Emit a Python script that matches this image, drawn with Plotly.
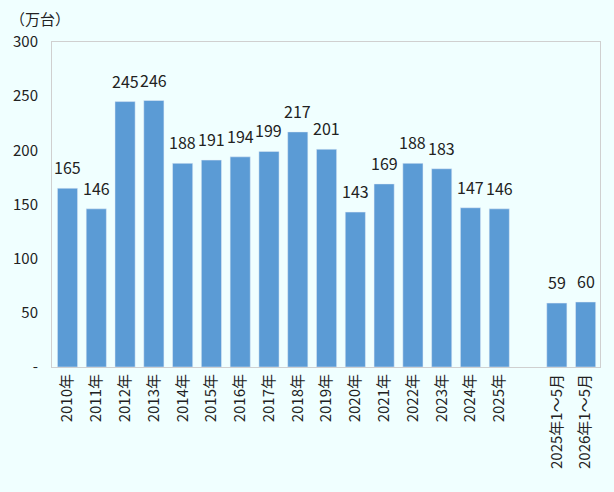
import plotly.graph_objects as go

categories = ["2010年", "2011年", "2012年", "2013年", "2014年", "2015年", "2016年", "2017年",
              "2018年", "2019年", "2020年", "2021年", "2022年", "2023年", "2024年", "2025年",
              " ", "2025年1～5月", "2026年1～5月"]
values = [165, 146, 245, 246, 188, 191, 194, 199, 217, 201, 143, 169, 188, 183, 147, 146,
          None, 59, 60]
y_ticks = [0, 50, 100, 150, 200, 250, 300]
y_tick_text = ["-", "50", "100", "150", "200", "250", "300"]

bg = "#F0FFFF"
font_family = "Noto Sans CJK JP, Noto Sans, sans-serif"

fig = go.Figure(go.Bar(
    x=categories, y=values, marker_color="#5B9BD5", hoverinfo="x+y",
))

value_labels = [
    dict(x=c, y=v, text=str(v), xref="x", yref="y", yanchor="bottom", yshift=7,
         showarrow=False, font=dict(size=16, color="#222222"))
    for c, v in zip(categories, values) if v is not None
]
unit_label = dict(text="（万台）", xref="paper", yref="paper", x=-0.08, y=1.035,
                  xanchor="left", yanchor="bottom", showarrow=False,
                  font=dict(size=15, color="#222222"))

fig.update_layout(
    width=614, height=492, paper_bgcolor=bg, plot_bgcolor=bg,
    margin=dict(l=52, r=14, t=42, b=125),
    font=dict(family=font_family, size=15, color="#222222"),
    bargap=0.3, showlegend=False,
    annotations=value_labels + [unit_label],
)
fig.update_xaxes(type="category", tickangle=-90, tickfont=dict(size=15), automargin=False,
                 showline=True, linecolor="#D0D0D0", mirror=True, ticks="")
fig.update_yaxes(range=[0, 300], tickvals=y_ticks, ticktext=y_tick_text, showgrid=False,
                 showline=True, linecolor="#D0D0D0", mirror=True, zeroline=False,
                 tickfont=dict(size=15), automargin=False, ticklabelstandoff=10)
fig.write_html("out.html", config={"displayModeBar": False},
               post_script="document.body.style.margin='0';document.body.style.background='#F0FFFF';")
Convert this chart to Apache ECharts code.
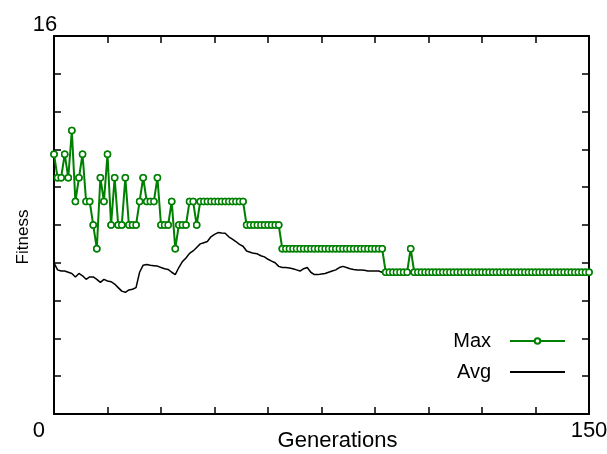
○ ○ ○
**EXERCISE:** Leave the pictures out and reproduce each record exactly as written.

**WORKED SOLUTION:**
Emit a Python script that matches this image, drawn with Plotly.
import plotly.graph_objects as go

categories = ["2010年", "2011年", "2012年", "2013年", "2014年", "2015年", "2016年", "2017年",
              "2018年", "2019年", "2020年", "2021年", "2022年", "2023年", "2024年", "2025年",
              " ", "2025年1～5月", "2026年1～5月"]
values = [165, 146, 245, 246, 188, 191, 194, 199, 217, 201, 143, 169, 188, 183, 147, 146,
          None, 59, 60]
y_ticks = [0, 50, 100, 150, 200, 250, 300]
y_tick_text = ["-", "50", "100", "150", "200", "250", "300"]

bg = "#F0FFFF"
font_family = "Noto Sans CJK JP, Noto Sans, sans-serif"

fig = go.Figure(go.Bar(
    x=categories, y=values, marker_color="#5B9BD5", hoverinfo="x+y",
))

value_labels = [
    dict(x=c, y=v, text=str(v), xref="x", yref="y", yanchor="bottom", yshift=7,
         showarrow=False, font=dict(size=16, color="#222222"))
    for c, v in zip(categories, values) if v is not None
]
unit_label = dict(text="（万台）", xref="paper", yref="paper", x=-0.08, y=1.035,
                  xanchor="left", yanchor="bottom", showarrow=False,
                  font=dict(size=15, color="#222222"))

fig.update_layout(
    width=614, height=492, paper_bgcolor=bg, plot_bgcolor=bg,
    margin=dict(l=52, r=14, t=42, b=125),
    font=dict(family=font_family, size=15, color="#222222"),
    bargap=0.3, showlegend=False,
    annotations=value_labels + [unit_label],
)
fig.update_xaxes(type="category", tickangle=-90, tickfont=dict(size=15), automargin=False,
                 showline=True, linecolor="#D0D0D0", mirror=True, ticks="")
fig.update_yaxes(range=[0, 300], tickvals=y_ticks, ticktext=y_tick_text, showgrid=False,
                 showline=True, linecolor="#D0D0D0", mirror=True, zeroline=False,
                 tickfont=dict(size=15), automargin=False, ticklabelstandoff=10)
fig.write_html("out.html", config={"displayModeBar": False},
               post_script="document.body.style.margin='0';document.body.style.background='#F0FFFF';")
Convert this chart to Apache ECharts code.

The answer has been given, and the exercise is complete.